Sunday, April 06, 2008

Working Set Prototype in Silverlight

I wanted to implement a simple prototype that implemented the kind of working set that Vyde will probably use. It's available at I implemented it in Silverlight and learned a few things along the way.

After my last post I decided to stick with simple integer coordinate systems. This visual aid really drives home the fact that it would take a long time to reach the world's edges; more than enough time to develop a better coordinate system that pushes that boundary out much farther.

Silverlight is interesting. It has just as many idiosyncrasies as Flash, and some are even less intuitive.

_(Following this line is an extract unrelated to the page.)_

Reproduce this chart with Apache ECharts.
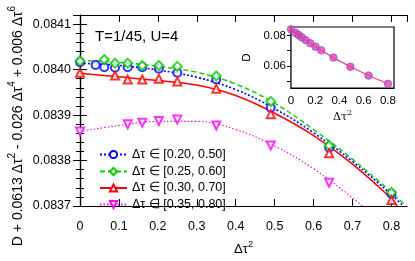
<!DOCTYPE html>
<html><head><meta charset="utf-8">
<script src="https://cdn.jsdelivr.net/npm/echarts@6/dist/echarts.min.js"></script>
<style>html,body{margin:0;padding:0;background:#fff}#c{width:415px;height:261px}</style>
</head><body><div id="c"></div>
<script>
// ---- data ----
const seriesNames = ['Δτ ∈ [0.20, 0.50]', 'Δτ ∈ [0.25, 0.60]', 'Δτ ∈ [0.30, 0.70]', 'Δτ ∈ [0.35, 0.80]'];
const blueX = [0, 0.04, 0.0625, 0.09, 0.1225, 0.16, 0.2025, 0.25, 0.35, 0.49, 0.64, 0.80];
const blueY = [0.084016, 0.08401, 0.084005, 0.084004, 0.084005, 0.084005, 0.084002, 0.083993, 0.083978, 0.083916, 0.083828, 0.083727];
const greenX = [0, 0.0625, 0.09, 0.1225, 0.16, 0.2025, 0.25, 0.35, 0.49, 0.64, 0.80];
const greenY = [0.084019, 0.084022, 0.084014, 0.084014, 0.084009, 0.084009, 0.084007, 0.083986, 0.08393, 0.083833, 0.08373];
const redX = [0, 0.09, 0.1225, 0.16, 0.2025, 0.25, 0.35, 0.49, 0.64, 0.80];
const redY = [0.083993, 0.083987, 0.083978, 0.083978, 0.08398, 0.083974, 0.083958, 0.083902, 0.083816, 0.083713];
const pinkX = [0, 0.1225, 0.16, 0.2025, 0.25, 0.35, 0.49, 0.64];
const pinkY = [0.083864, 0.08388, 0.083883, 0.083887, 0.08389, 0.083877, 0.083833, 0.083751];
// fit curves
const blueCurveX = [0, 0.1, 0.2, 0.3, 0.4, 0.5, 0.6, 0.7, 0.8, 0.83];
const blueCurveY = [0.084014, 0.084009, 0.083999, 0.083983, 0.083956, 0.083914, 0.083861, 0.083798, 0.083725, 0.0837];
const greenCurveX = [0, 0.1, 0.2, 0.3, 0.4, 0.5, 0.6, 0.7, 0.8, 0.838];
const greenCurveY = [0.08402, 0.084016, 0.084007, 0.083994, 0.083968, 0.083926, 0.083868, 0.083803, 0.08373, 0.0837];
const redCurveX = [0, 0.1, 0.2, 0.3, 0.4, 0.5, 0.6, 0.7, 0.8, 0.815];
const redCurveY = [0.083992, 0.083984, 0.083976, 0.083966, 0.083943, 0.083904, 0.083855, 0.083792, 0.083716, 0.0837];
const pinkCurveX = [0, 0.1, 0.2, 0.3, 0.4, 0.5, 0.6, 0.7, 0.725];
const pinkCurveY = [0.083864, 0.083877, 0.083886, 0.083886, 0.083868, 0.083832, 0.083782, 0.083718, 0.0837];
// inset: D vs dtau^2
const insetX = [0, 0.04, 0.0625, 0.09, 0.1225, 0.16, 0.2025, 0.25, 0.35, 0.49, 0.64, 0.80];
const insetD = [0.08399, 0.0816, 0.08027, 0.07868, 0.07685, 0.07481, 0.07258, 0.07018, 0.06543, 0.0594, 0.05366, 0.04824];
const insetXTicks = [0, 0.2, 0.4, 0.6, 0.8];
const insetYLabels = [0.06, 0.08];
const insetYTicks = [0.05, 0.06, 0.07, 0.08];

const zip = (xs, ys) => xs.map((x, i) => [x, ys[i]]);
const FONT = 'Liberation Sans';
const chart = echarts.init(document.getElementById('c'), null, {renderer: 'canvas'});

const colors = ['#0000ff', '#00cc00', '#ff0000', '#ff00ff'];
const symbols = ['emptyCircle', 'emptyDiamond', 'emptyTriangle', 'emptyTriangle'];
const symSizes = [8, 9, 8, 8];
const rot = [0, 0, 0, 180];
const lineTypes = [[2, 2], [5, 3], 'solid', [1.5, 2]];
const lineWidths = [1.6, 1.4, 1.5, 1.1];
const pts = [zip(blueX, blueY), zip(greenX, greenY), zip(redX, redY), zip(pinkX, pinkY)];
const curves = [zip(blueCurveX, blueCurveY), zip(greenCurveX, greenCurveY), zip(redCurveX, redCurveY), zip(pinkCurveX, pinkCurveY)];

const series = [];
for (let i = 0; i < 4; i++) {
  series.push({
    name: seriesNames[i], type: 'line', xAxisIndex: 0, yAxisIndex: 0,
    data: curves[i], smooth: 0.4, showSymbol: false, symbol: symbols[i], symbolRotate: rot[i],
    lineStyle: {color: colors[i], width: lineWidths[i], type: lineTypes[i]},
    itemStyle: {color: colors[i]}, z: 2, silent: true, clip: true
  });
}
for (let i = 0; i < 4; i++) {
  series.push({
    name: seriesNames[i], type: 'scatter', xAxisIndex: 0, yAxisIndex: 0,
    data: pts[i], symbol: symbols[i], symbolRotate: rot[i], symbolSize: symSizes[i],
    itemStyle: {color: colors[i], borderWidth: 1.2}, z: 3
  });
}
// inset
series.push({type: 'line', xAxisIndex: 2, yAxisIndex: 2, data: zip(insetX, insetD), showSymbol: false,
  lineStyle: {color: '#ff3399', width: 1.2}, z: 5});
series.push({type: 'scatter', xAxisIndex: 2, yAxisIndex: 2, data: zip(insetX, insetD), symbol: 'circle', symbolSize: 7.5,
  itemStyle: {color: '#f0409a', borderColor: '#6a5cff', borderWidth: 1}, z: 6});

const legendTops = [143, 160, 176.5, 193];
const legends = seriesNames.map((n, i) => ({
  data: [n], orient: 'vertical', left: 94, top: legendTops[i], itemWidth: 27, itemHeight: 9,
  textStyle: {fontFamily: FONT, fontSize: 12.5, color: '#000'}, selectedMode: false
}));

const tickStyle = {lineStyle: {color: '#000', width: 1}};
const rich = (fs, ss, lh) => ({n: {fontFamily: FONT, fontSize: fs, fill: '#000', color: '#000', verticalAlign: 'bottom', lineHeight: lh},
                             s: {fontFamily: FONT, fontSize: ss, fill: '#000', color: '#000', verticalAlign: 'top', lineHeight: lh}});
const option = {
  animation: false,
  backgroundColor: '#fff',
  textStyle: {fontFamily: FONT},
  grid: [
    {left: 80, top: 15, width: 327, height: 203, show: false},
    {left: 291, top: 27, width: 103, height: 61, show: true, backgroundColor: '#fff', borderColor: '#000', borderWidth: 1.2, z: 4}
  ],
  legend: legends,
  xAxis: [
    {gridIndex: 0, type: 'value', min: 0, max: 0.84, interval: 0.1, position: 'bottom',
     axisLine: {show: true, lineStyle: {color: '#000', width: 1.2}},
     axisTick: {show: true, inside: true, length: 7, ...tickStyle},
     axisLabel: {fontFamily: FONT, fontSize: 12.5, color: '#000', margin: 14, showMaxLabel: false,
       formatter: v => v === 0 ? '0' : v.toFixed(1)},
     splitLine: {show: false},
     name: '{n|Δτ}{s|2}', nameLocation: 'middle', nameGap: 34,
     nameTextStyle: {rich: rich(13, 9, 16)}},
    {gridIndex: 0, type: 'value', min: 0, max: 0.84, interval: 0.1, position: 'top',
     axisLine: {show: true, lineStyle: {color: '#000', width: 1.2}},
     axisTick: {show: true, inside: true, length: 7, ...tickStyle}, axisLabel: {show: false}, splitLine: {show: false}},
    {gridIndex: 1, type: 'value', min: 0, max: 0.85, position: 'bottom',
     axisLine: {show: true, lineStyle: {color: '#000', width: 1.2}},
     axisTick: {show: true, inside: true, length: 4, customValues: insetXTicks, ...tickStyle},
     axisLabel: {fontFamily: FONT, fontSize: 11.5, color: '#000', margin: 7, customValues: insetXTicks,
       formatter: v => v === 0 ? '0' : v.toFixed(1)},
     splitLine: {show: false},
     name: '{n|Δτ}{s|2}', nameLocation: 'middle', nameGap: 21,
     nameTextStyle: {rich: {n: {fontFamily: 'DejaVu Serif', fontSize: 11, color: '#000', verticalAlign: 'bottom', lineHeight: 14},
                             s: {fontFamily: 'DejaVu Serif', fontSize: 8, color: '#000', verticalAlign: 'top', lineHeight: 14}}}},
    {gridIndex: 1, type: 'value', min: 0, max: 0.85, position: 'top',
     axisLine: {show: true, lineStyle: {color: '#000', width: 1.2}},
     axisTick: {show: true, inside: true, length: 4, customValues: insetXTicks, ...tickStyle},
     axisLabel: {show: false}, splitLine: {show: false}}
  ],
  yAxis: [
    {gridIndex: 0, type: 'value', min: 0.0837, max: 0.08412, interval: 0.0001, position: 'left',
     axisLine: {show: true, lineStyle: {color: '#000', width: 1.2}},
     axisTick: {show: true, inside: true, length: 7, ...tickStyle},
     minorTick: {show: true, splitNumber: 5, length: 4, lineStyle: {color: '#000', width: 1}},
     axisLabel: {fontFamily: FONT, fontSize: 12.5, color: '#000', margin: 9, showMaxLabel: false,
       formatter: v => v.toFixed(4)},
     splitLine: {show: false}},
    {gridIndex: 0, type: 'value', min: 0.0837, max: 0.08412, interval: 0.0001, position: 'right',
     axisLine: {show: true, lineStyle: {color: '#000', width: 1.2}},
     axisTick: {show: true, inside: true, length: 7, ...tickStyle},
     minorTick: {show: true, splitNumber: 5, length: 4, lineStyle: {color: '#000', width: 1}},
     axisLabel: {show: false}, splitLine: {show: false}},
    {gridIndex: 1, type: 'value', min: 0.0455, max: 0.0855, position: 'left',
     axisLine: {show: true, lineStyle: {color: '#000', width: 1.2}},
     axisTick: {show: true, inside: true, length: 4, customValues: insetYTicks, ...tickStyle},
     axisLabel: {fontFamily: FONT, fontSize: 11.5, color: '#000', margin: 5, customValues: insetYLabels,
       formatter: v => v.toFixed(2)},
     splitLine: {show: false},
     name: 'D', nameLocation: 'middle', nameGap: 38, nameRotate: 90,
     nameTextStyle: {fontFamily: FONT, fontSize: 11.5, color: '#000'}},
    {gridIndex: 1, type: 'value', min: 0.0455, max: 0.0855, position: 'right',
     axisLine: {show: true, lineStyle: {color: '#000', width: 1.2}},
     axisTick: {show: true, inside: true, length: 4, customValues: insetYTicks, ...tickStyle},
     axisLabel: {show: false}, splitLine: {show: false}}
  ],
  graphic: [
    {type: 'text', left: 95, top: 29, style: {text: 'T=1/45, U=4', fontFamily: FONT, fontSize: 15, fill: '#000'}},
    {type: 'text', x: 16, y: 126, rotation: Math.PI / 2,
     style: {text: '{n|D + 0.0613 Δτ}{s|2}{n| - 0.026 Δτ}{s|4}{n| + 0.006 Δτ}{s|6}',
             rich: rich(14, 10, 18), align: 'center', verticalAlign: 'middle', fill: '#000'}}
  ],
  series: series
};
chart.setOption(option);
</script></body></html>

I spent most of my time in "Intellisense discovery" mode, hitting that trusty period key and Ctrl+Shift+Space to try and learn what operations made sense in a given context.

So far, the most unintuitive thing I've seen is the pattern of using, say, a Canvas.Top attribute on a rectangle element to position that rectangle's top edge. It doesn't fit with the other patterns they've established in Silverlight, like encapsulating objects inside tags representing operations to be done to those objects, like <Border>, or using a simple attribute (like just "Top") to get the idea across. Why they had to involve another namespace I don't know. It makes me ask all sorts of questions, like what would happen if the Rectangle weren't in a Canvas? Can a Rectangle not be in a Canvas?

Despite the awkwardness that I think stems from a serious lack of documentation, being able to implement this piece of code in C# with full Visual Studio 2008 IDE support was a delight.

Getting it to work in IIS7, however, was a pain. The new IIS7 administration tool is so much different than its IIS6 predecessor. Not only are all the day-to-day operations located in different places, but the whole model for the web server and its applications has changed. It doesn't seem to be as simple as "drop a folder into wwwroot, configure it as an application." Doing that prevented my app from seeing the Silverlight assembly. Very strange.

Anyway, enough about my environment wrestling. This is the first real progress I've made toward a playable Vyde in a long time, and it feels good. This gives me a real jumping-off point for something a little more visually appealing, like maybe a random maze generator. If I could fill these white screens with more interesting tile-based rooms, it'd be a snap to persist them to a server and let people like you push the world outward farther and farther. It'd be interesting then to draw a big overview map after a month or two to see what directions people went in.

And of course, until I get a better coordinate system implemented, I'll have to implement a fence for those clever ones out there who take C-clamps to their arrow keys.